16, 16 while the cover 33 and the end cover 8 do not disengage from the cylinder 2. Further, the oil 28 is perfectly enclosed therein for rotating the brake bodies 18 smoothly on the rotary shaft 32.

In the drawings, a numerical reference 31 represents a washer for preventing the fixing shaft 20 of the fixing brake body 22 from passing through the shaft support 10. A reference 41 represents a spring nut for preventing removal of the fixing shaft 36, while 42 represents a space designed for reducing the weight.

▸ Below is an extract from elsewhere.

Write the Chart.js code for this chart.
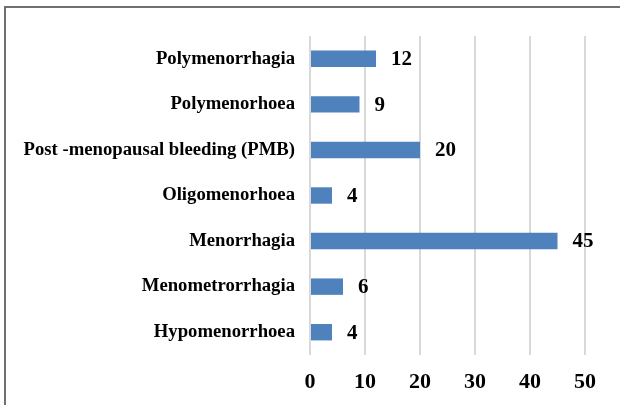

As described hereinabove, in accordance with the invention, the number of the working brake bodies 18 may be automatically controlled depending on the rotation speed of the roll-screen R and the braking force may also be controlled by means of the viscous fluid, so that the winding rate may be controlled constantly. Further, even if the strong coil spring is used for allowing the winding to be discontinued in the half way and to be restarted smoothly, the winding rate may be controlled without shock. Further, the apparatus according to the invention may be applied to any size of the roll-screen by varying the number of the brake bodies 18 and by selectively adjusting the clutch springs 27. In addition, the apparatus according to the invention has advantages in that the winding may be carried out quietly and smoothly, and that the construction is very simple, resulting in a low cost and little malfunction.

Claims

What is claimed is:

1. A brake apparatus for winding a roll-screen which comprises a pipe for winding the roll-screen; a cylinder fixed coaxially within a pipe; a plurality of brake bodies in the form of a double-cylinder integrated at its intermediate part, an inner cylinder of which is tapered toward its end faces or its center, said brake bodies being arranged in series within the cylinder and being slidably rotatable on the inner circumference of the cylinder; a fixing brake body in the form of a double-cylinder having a diameter equal to the brake body and closed one end, or in the form of a single-cylinder of a shape lacking an outer cylinder of the double-cylinder, said fixing brake body being arranged in one end of the cylinder and having its open end abutted to the brake body, said fixing brake body being provided at its bottom center opposite to the open end with a fixing shaft having a top end extended from one end of the winding pipe; a viscous fluid optionally filled between the outer circumference of the brake body and the fixing brake body on one hand and the inner circumference of the cylinder on the other hand; and coil springs having an inner diameter slightly less than an outer diameter of the inner cylinder and wound in the winding direction of the roll-screen, said coil springs being fitted over the inner cylinders of the fixing brake body and the adjacent brake body and over the inner cylinders of the adjacent brake bodies to form an one way spring clutch having a play or a torsional flexure in one way of the winding direction.